The seventeenth assignment complains as follows:
"The court erred in permitting the plaintiff to testify, over the objection of defendant, that none of the persons he had worked for had promised him any future employment, as more fully shown in defendant's bill of exception No. 4."
The appellee testified that no one promised him any future employment, spoken of in the assignment. There can be no recovery in such cases for damages beyond the time of the trial. Litchenstein v. Brooks, 75 Tex. 196, 12 S.W. 975; Canal Co. v. Quinn, 161 S.W. 375. Besides, the court submitted the correct rule for the measure of damages in this case, which special issue and answer of the jury are as follows:
"What is the difference in money, if any, which the plaintiff would have earned under his contract with defendant from the 1st day of April, 1919, up to the time of this trial, and the money, if any, that the plaintiff has actually earned in other employments?
"Answer: $1,197."
It limited the recovery up to the time of trial, then asked them to find: "Did plaintiff use reasonable diligence to secure other employment after his discharge?" And they answered, "Yes."
We do not see any possible injury done by permitting witness to say no one promised him any future employment.
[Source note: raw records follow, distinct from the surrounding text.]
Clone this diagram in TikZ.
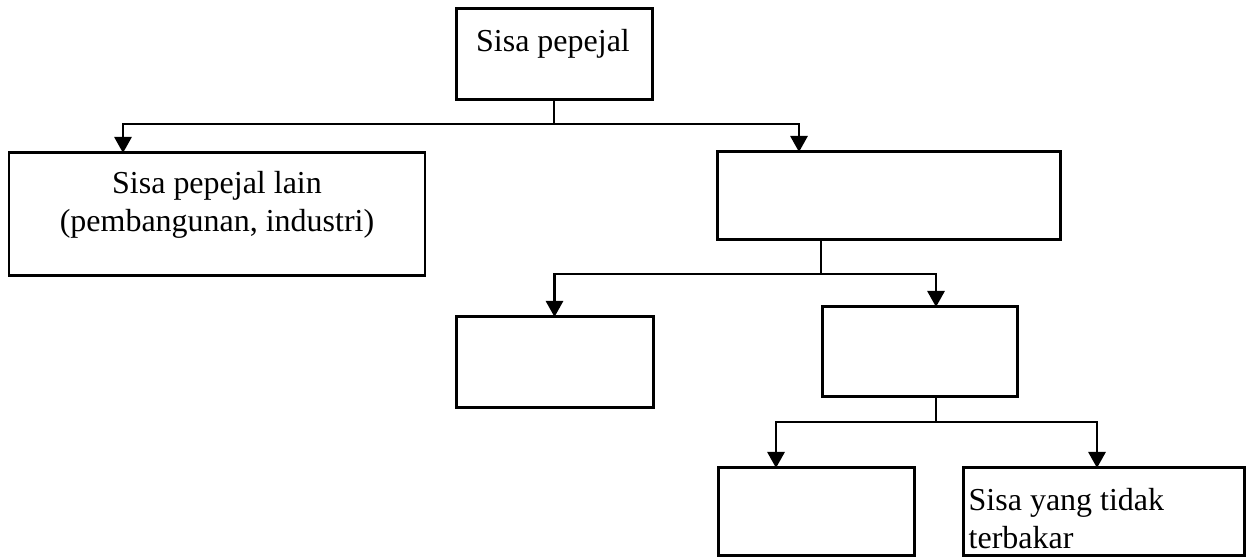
\documentclass[tikz,border=0pt]{standalone}
\usepackage{fontspec}
\setmainfont{Liberation Serif}
\usetikzlibrary{arrows.meta}
\tikzstyle{kotak}=[draw,rectangle,line width=0.85pt,inner sep=0pt,outer sep=0pt]
\tikzstyle{teks}=[inner sep=0pt,font=\fontsize{9.1}{10.6}\selectfont]
\tikzstyle{garis}=[line width=0.8pt]
\tikzstyle{panah}=[-{Triangle[width=1.7mm,length=1.6mm]},line width=0.8pt]

\begin{document}
\begin{tikzpicture}[x=0.1mm,y=-0.1mm]
    \useasboundingbox (0,0) rectangle (1249,558);
    \node[kotak,minimum width=19.6mm,minimum height=9.1mm] (b1) at (554,54.5) {};
    \node[kotak,minimum width=41.6mm,minimum height=12.3mm] (b2) at (217,214.5) {};
    \node[kotak,minimum width=34.3mm,minimum height=8.8mm] (b3) at (888.5,196) {};
    \node[kotak,minimum width=19.7mm,minimum height=9.1mm] (b4) at (554.5,362.5) {};
    \node[kotak,minimum width=19.5mm,minimum height=9mm] (b5) at (919.5,352) {};
    \node[kotak,minimum width=19.6mm,minimum height=8.8mm] (b6) at (816,512) {};
    \node[kotak,minimum width=28.1mm,minimum height=8.8mm] (b7) at (1103.5,512) {};

    \node[teks,anchor=base] (t1) at (553,52) {Sisa pepejal};
    \node[teks,anchor=north,align=center] (t2) at (217,171) {Sisa pepejal lain\\(pembangunan, industri)};
    \node[teks,anchor=north west,align=left] (t7) at (968,488) {Sisa yang tidak\\terbakar};

    % titik cabang
    \coordinate (j1) at (554,124);
    \coordinate (s3) at ([xshift=10.4mm]b3.south west);
    \coordinate (j2) at ([yshift=-3.4mm]s3);
    \coordinate (s5) at ([xshift=11.4mm]b5.south west);
    \coordinate (j3) at ([yshift=-2.5mm]s5);

    % hujung anak panah
    \coordinate (e2) at ([xshift=11.4mm]b2.north west);
    \coordinate (e3) at ([xshift=8.2mm]b3.north west);
    \coordinate (e5) at ([xshift=11.4mm]b5.north west);
    \coordinate (e6) at ([xshift=5.8mm]b6.north west);
    \coordinate (e7) at ([xshift=13.4mm]b7.north west);

    \draw[garis] (b1.south) -- (j1);
    \draw[garis] (s3) -- (j2);
    \draw[garis] (s5) -- (j3);
    \foreach \from/\to in {j1/e2,j1/e3,j2/b4.north,j2/e5,j3/e6,j3/e7}
    \draw[panah] (\from) -| (\to);
\end{tikzpicture}
\end{document}
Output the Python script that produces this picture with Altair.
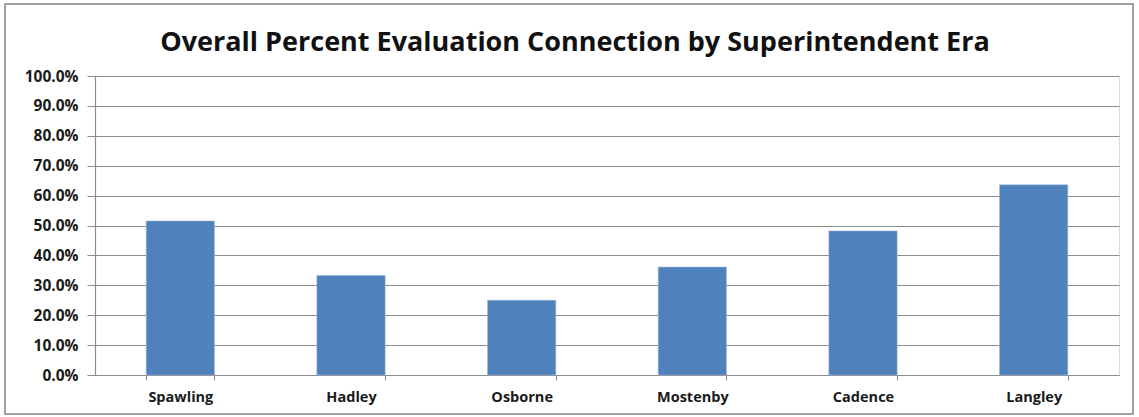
import altair as alt
import pandas as pd

eras = ["Spawling", "Hadley", "Osborne", "Mostenby", "Cadence", "Langley"]
values = [0.515, 0.333, 0.25, 0.361, 0.482, 0.636]
y_ticks = [0.0, 0.1, 0.2, 0.3, 0.4, 0.5, 0.6, 0.7, 0.8, 0.9, 1.0]
title_text = "Overall Percent Evaluation Connection by Superintendent Era"

df = pd.DataFrame({"era": eras, "value": values})

FONT = "Open Sans"
GRID = "#8c8c8c"

bars = alt.Chart(df).mark_bar(color="#4F81BD", stroke="#9db7da", strokeWidth=0.6).encode(
    x=alt.X("era:N", sort=eras, title=None,
            scale=alt.Scale(paddingInner=0.6, paddingOuter=0.3),
            axis=alt.Axis(labelAngle=0, labelFont=FONT, labelFontSize=14.5, labelFontWeight="bold",
                          labelColor="#1a1a1a", labelPadding=10, tickBand="extent", tickSize=5,
                          tickColor=GRID, domainColor=GRID, domainWidth=1.2, grid=False)),
    y=alt.Y("value:Q", title=None,
            scale=alt.Scale(domain=[0, 1], nice=False),
            axis=alt.Axis(format=".1%", values=y_ticks, labelOverlap=False,
                          labelFont=FONT, labelFontSize=15.5, labelFontWeight="bold",
                          labelColor="#1a1a1a", labelPadding=9, tickSize=8,
                          tickColor=GRID, domainColor=GRID, domainWidth=1.2,
                          gridColor=GRID, gridWidth=1.2)),
)

border = alt.Chart(df).mark_rect(fill=None, stroke="#a0a0a0", strokeWidth=1.5).encode(
    x=alt.value(-90), x2=alt.value(1038), y=alt.value(-72), y2=alt.value(338)
)

title = alt.Chart(pd.DataFrame({"t": [title_text]})).mark_text(
    font=FONT, fontSize=27, fontWeight="bold", color="#111111",
    align="center", baseline="alphabetic"
).encode(text="t:N", x=alt.value(480), y=alt.value(-25))

chart = alt.layer(border, bars, title).properties(
    width=1024, height=299,
    autosize=alt.AutoSizeParams(type="none"),
    padding={"left": 95, "top": 76, "right": 20, "bottom": 42},
).configure_view(stroke=None).configure(background="white")

chart.save("out.html", embed_options={"renderer": "svg", "actions": False})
It was his duty to seek other employment to minimize his damages anyway, and the testimony shows he secured work as a common laborer and worked himself up to a foreman in an automobile plant within the period of a year.
The case was submitted on special issues, and such testimony could not in any way have hurt appellant.
There are no errors assigned calling for a reversal of the judgment in this case, hence they are all overruled, and the judgment is affirmed.